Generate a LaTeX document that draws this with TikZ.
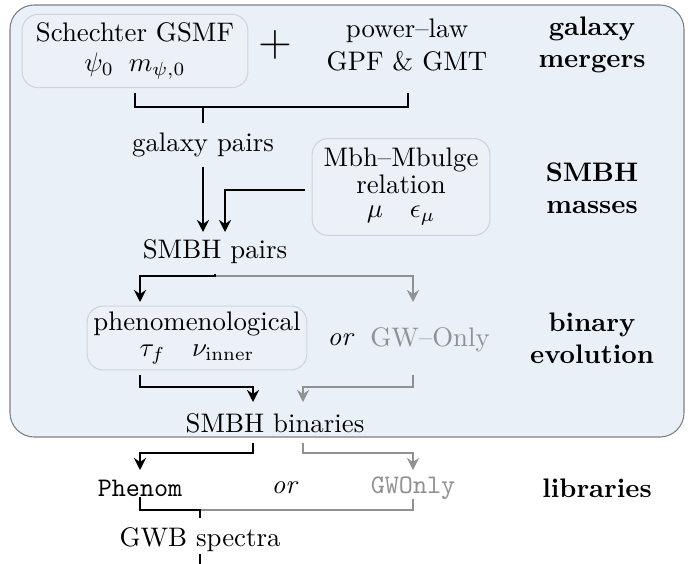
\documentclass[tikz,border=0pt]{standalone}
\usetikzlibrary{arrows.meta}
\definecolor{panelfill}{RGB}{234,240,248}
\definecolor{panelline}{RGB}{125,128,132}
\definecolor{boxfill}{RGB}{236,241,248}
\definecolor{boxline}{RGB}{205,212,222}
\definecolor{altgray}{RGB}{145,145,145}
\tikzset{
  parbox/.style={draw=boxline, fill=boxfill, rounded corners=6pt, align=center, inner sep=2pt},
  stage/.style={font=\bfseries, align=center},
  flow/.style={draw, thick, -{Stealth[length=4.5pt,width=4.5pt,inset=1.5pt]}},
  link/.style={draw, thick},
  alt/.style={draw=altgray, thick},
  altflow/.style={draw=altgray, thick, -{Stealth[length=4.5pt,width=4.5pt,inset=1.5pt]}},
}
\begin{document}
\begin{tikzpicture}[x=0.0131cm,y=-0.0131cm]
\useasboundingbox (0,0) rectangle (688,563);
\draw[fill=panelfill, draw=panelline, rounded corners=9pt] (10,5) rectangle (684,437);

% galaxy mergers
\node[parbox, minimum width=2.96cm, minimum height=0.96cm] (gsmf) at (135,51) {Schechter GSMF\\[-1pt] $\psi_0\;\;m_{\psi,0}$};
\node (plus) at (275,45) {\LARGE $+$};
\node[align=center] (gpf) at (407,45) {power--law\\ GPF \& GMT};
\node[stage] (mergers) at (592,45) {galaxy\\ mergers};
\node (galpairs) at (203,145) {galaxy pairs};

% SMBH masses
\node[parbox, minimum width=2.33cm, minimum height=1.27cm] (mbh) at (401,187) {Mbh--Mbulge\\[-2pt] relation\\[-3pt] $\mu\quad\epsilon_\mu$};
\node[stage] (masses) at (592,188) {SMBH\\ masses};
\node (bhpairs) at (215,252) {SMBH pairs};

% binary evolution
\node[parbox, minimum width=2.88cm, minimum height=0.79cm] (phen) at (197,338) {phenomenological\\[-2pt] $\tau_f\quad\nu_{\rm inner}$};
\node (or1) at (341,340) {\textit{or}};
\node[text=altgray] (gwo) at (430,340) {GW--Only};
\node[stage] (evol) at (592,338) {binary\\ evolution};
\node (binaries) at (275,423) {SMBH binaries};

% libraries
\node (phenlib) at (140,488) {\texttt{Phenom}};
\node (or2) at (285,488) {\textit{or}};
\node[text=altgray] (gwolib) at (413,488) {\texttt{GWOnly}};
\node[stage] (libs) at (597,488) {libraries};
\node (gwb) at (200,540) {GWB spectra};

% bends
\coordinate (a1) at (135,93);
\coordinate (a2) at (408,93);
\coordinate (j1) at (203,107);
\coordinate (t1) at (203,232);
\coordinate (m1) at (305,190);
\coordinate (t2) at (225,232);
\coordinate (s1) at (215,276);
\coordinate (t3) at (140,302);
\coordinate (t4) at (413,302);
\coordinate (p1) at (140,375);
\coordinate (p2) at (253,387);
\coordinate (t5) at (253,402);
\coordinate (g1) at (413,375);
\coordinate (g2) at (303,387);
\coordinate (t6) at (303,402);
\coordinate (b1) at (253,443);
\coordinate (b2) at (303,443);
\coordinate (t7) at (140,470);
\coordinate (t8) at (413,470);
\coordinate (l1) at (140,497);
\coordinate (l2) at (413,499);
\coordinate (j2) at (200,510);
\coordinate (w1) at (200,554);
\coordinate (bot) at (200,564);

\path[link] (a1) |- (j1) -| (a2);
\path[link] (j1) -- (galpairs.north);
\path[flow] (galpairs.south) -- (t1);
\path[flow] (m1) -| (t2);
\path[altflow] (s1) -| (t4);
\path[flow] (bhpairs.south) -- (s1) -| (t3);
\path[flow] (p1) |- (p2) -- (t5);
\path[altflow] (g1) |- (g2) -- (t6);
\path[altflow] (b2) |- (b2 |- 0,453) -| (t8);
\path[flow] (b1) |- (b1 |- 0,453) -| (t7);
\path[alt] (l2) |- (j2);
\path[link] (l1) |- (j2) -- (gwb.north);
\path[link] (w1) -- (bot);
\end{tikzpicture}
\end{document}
::::::::
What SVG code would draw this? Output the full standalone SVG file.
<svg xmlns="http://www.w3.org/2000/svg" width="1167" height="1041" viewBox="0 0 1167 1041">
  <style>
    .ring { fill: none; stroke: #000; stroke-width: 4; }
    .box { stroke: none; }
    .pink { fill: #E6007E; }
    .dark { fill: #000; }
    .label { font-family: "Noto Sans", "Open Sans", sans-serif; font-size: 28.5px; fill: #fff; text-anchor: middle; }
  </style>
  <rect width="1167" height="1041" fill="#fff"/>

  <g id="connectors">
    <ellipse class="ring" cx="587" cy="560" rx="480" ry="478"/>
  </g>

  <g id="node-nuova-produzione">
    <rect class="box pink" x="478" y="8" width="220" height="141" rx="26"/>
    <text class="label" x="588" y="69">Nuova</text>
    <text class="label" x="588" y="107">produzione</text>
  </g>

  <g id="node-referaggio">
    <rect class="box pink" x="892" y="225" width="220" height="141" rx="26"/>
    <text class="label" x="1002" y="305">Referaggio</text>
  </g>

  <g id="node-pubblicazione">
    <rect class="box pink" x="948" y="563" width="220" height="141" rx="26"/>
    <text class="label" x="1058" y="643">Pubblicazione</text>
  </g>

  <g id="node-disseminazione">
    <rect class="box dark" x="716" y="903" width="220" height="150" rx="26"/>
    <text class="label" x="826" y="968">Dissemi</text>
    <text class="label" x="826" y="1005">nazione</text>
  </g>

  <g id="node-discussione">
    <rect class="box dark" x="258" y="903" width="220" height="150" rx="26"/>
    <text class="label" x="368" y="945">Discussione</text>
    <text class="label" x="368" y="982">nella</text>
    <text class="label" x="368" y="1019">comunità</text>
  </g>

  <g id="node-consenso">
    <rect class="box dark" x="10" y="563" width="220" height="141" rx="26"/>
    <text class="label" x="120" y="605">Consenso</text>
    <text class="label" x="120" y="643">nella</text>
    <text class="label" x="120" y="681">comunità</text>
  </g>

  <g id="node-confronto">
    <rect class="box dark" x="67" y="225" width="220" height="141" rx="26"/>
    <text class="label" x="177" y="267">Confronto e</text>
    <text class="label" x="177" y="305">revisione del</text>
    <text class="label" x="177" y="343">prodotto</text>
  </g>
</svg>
::::::::
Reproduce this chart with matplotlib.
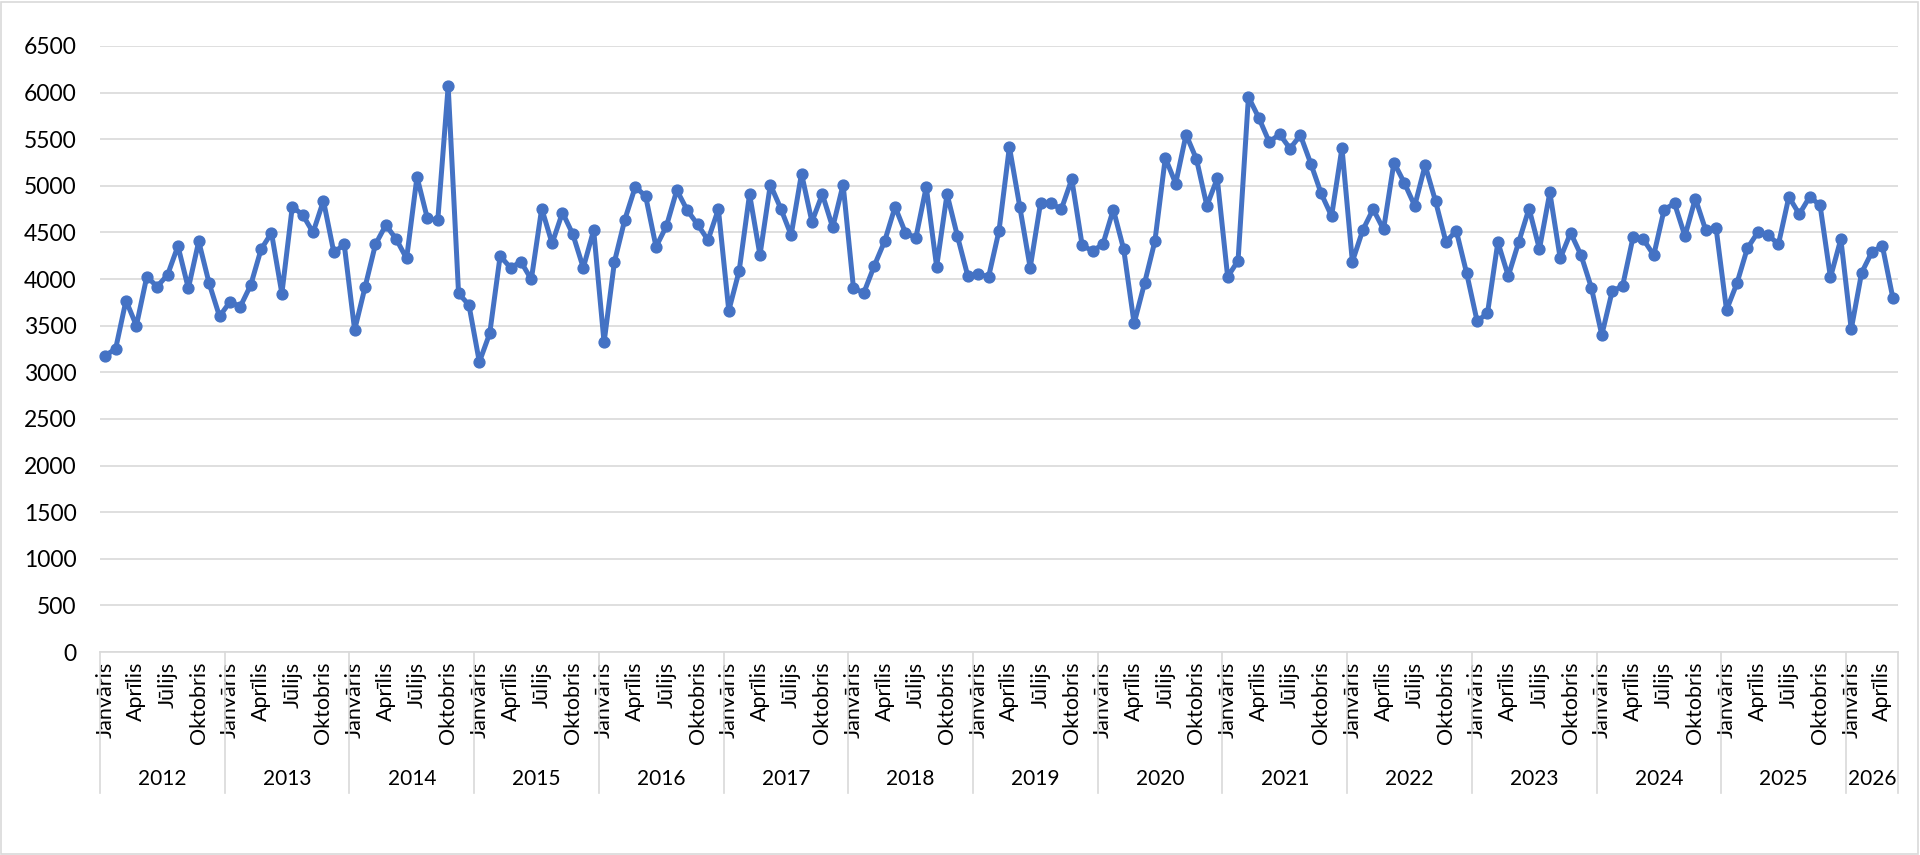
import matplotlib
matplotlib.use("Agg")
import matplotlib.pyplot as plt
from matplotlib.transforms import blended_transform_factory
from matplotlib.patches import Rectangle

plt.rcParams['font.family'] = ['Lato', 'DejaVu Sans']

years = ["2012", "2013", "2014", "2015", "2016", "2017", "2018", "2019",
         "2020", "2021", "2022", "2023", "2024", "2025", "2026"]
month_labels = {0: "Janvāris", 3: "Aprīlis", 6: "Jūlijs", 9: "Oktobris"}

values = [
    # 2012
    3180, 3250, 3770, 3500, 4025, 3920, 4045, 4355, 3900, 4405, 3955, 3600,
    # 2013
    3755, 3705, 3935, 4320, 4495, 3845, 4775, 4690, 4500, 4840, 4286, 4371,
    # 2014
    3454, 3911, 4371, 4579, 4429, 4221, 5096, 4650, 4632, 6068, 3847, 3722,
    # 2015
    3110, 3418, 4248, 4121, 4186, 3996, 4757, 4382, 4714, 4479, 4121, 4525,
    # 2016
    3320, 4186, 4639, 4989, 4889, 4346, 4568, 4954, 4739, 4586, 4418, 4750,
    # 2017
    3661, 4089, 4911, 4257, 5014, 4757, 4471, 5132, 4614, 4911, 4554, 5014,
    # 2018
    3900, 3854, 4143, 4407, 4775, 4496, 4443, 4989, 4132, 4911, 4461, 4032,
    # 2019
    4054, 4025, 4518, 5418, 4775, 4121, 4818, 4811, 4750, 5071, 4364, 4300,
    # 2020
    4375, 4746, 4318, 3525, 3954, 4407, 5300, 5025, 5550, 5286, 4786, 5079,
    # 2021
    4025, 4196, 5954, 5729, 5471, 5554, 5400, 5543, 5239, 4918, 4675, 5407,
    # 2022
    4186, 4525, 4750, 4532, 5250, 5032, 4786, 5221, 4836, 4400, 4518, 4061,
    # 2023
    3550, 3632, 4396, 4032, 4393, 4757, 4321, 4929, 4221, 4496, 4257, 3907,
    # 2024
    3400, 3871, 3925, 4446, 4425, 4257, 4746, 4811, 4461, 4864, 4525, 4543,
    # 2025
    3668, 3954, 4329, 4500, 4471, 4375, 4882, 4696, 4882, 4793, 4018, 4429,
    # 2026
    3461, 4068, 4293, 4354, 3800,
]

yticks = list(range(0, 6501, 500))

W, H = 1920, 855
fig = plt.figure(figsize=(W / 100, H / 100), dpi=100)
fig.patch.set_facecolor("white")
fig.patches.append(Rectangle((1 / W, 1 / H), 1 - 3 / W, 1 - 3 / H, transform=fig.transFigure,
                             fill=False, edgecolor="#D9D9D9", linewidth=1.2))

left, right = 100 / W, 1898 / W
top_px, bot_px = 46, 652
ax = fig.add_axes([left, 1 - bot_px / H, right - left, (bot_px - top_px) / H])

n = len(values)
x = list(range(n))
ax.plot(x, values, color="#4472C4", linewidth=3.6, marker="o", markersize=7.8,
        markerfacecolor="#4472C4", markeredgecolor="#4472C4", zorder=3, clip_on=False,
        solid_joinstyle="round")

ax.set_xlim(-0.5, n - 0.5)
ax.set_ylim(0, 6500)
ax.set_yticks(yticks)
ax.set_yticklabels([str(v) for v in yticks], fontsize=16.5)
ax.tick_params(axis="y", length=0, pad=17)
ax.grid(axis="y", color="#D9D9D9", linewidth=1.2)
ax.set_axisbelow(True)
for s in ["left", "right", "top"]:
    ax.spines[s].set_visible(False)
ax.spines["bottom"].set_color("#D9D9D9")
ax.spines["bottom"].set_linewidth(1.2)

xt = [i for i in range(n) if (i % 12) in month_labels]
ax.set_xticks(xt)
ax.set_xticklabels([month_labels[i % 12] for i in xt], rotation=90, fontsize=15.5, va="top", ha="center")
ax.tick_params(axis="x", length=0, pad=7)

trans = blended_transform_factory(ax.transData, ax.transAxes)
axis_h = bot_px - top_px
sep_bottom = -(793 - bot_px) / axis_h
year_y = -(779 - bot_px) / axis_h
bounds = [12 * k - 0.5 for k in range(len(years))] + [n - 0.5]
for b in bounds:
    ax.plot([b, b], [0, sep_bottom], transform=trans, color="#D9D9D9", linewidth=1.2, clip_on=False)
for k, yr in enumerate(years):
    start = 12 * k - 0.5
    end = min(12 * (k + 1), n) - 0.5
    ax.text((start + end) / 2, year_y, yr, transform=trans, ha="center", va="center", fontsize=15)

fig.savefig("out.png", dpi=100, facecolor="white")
::::::::
Extract each line holding the string "standalone".

\documentclass[tikz,border=0pt]{standalone}
What SVG code would draw this? Output the full standalone SVG file.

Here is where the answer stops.